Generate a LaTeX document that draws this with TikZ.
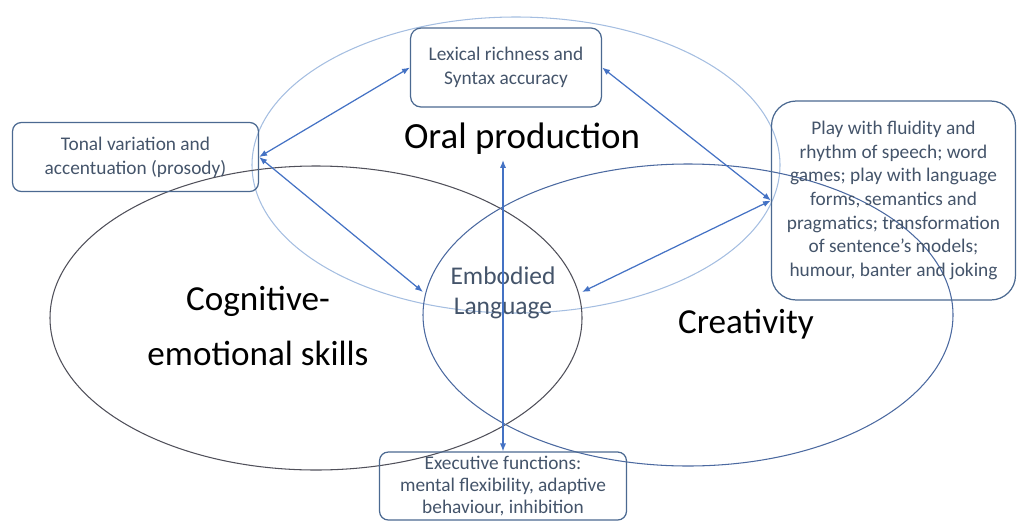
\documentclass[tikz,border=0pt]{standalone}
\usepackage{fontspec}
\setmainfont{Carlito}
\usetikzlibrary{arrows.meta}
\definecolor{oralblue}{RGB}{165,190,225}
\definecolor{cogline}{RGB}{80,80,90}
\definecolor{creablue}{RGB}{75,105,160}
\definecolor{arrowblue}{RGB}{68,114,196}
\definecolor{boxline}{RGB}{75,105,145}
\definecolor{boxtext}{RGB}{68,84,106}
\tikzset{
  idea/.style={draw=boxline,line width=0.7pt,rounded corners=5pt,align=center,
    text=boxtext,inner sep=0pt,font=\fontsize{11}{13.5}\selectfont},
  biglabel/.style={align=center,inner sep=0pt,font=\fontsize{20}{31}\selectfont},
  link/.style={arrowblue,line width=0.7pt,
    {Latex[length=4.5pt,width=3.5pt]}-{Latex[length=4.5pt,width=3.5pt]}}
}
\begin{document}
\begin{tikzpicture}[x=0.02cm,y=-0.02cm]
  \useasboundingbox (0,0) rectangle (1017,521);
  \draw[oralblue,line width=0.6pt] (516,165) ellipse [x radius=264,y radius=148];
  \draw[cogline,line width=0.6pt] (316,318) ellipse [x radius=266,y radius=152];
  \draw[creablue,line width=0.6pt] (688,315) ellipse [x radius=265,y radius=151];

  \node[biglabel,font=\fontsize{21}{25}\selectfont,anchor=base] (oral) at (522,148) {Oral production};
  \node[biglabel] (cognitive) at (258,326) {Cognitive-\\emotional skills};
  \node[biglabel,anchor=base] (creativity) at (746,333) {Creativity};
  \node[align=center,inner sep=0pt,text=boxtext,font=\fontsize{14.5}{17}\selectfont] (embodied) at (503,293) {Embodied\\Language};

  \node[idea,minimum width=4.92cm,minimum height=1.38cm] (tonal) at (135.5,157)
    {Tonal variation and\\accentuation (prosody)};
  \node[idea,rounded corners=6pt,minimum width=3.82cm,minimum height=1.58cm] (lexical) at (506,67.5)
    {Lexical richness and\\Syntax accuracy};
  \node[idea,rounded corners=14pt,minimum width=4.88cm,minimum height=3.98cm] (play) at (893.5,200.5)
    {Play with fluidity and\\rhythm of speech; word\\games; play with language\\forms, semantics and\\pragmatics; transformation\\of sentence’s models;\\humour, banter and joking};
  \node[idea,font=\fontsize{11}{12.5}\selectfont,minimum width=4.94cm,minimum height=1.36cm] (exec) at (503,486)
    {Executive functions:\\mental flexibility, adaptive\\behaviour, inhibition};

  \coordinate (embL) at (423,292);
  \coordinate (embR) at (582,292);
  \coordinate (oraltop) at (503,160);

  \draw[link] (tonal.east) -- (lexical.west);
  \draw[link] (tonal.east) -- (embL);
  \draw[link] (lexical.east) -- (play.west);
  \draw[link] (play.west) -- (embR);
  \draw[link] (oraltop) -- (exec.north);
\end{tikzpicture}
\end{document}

────────────────────

**Problem to work on**
Repeat the lines above, starting at the first and stopping after the line that holds "[x radius=265,y radius=151];", with the pictures left out.

**Result of the exercise**
Generate a LaTeX document that draws this with TikZ.
\documentclass[tikz,border=0pt]{standalone}
\usepackage{fontspec}
\setmainfont{Carlito}
\usetikzlibrary{arrows.meta}
\definecolor{oralblue}{RGB}{165,190,225}
\definecolor{cogline}{RGB}{80,80,90}
\definecolor{creablue}{RGB}{75,105,160}
\definecolor{arrowblue}{RGB}{68,114,196}
\definecolor{boxline}{RGB}{75,105,145}
\definecolor{boxtext}{RGB}{68,84,106}
\tikzset{
  idea/.style={draw=boxline,line width=0.7pt,rounded corners=5pt,align=center,
    text=boxtext,inner sep=0pt,font=\fontsize{11}{13.5}\selectfont},
  biglabel/.style={align=center,inner sep=0pt,font=\fontsize{20}{31}\selectfont},
  link/.style={arrowblue,line width=0.7pt,
    {Latex[length=4.5pt,width=3.5pt]}-{Latex[length=4.5pt,width=3.5pt]}}
}
\begin{document}
\begin{tikzpicture}[x=0.02cm,y=-0.02cm]
  \useasboundingbox (0,0) rectangle (1017,521);
  \draw[oralblue,line width=0.6pt] (516,165) ellipse [x radius=264,y radius=148];
  \draw[cogline,line width=0.6pt] (316,318) ellipse [x radius=266,y radius=152];
  \draw[creablue,line width=0.6pt] (688,315) ellipse [x radius=265,y radius=151];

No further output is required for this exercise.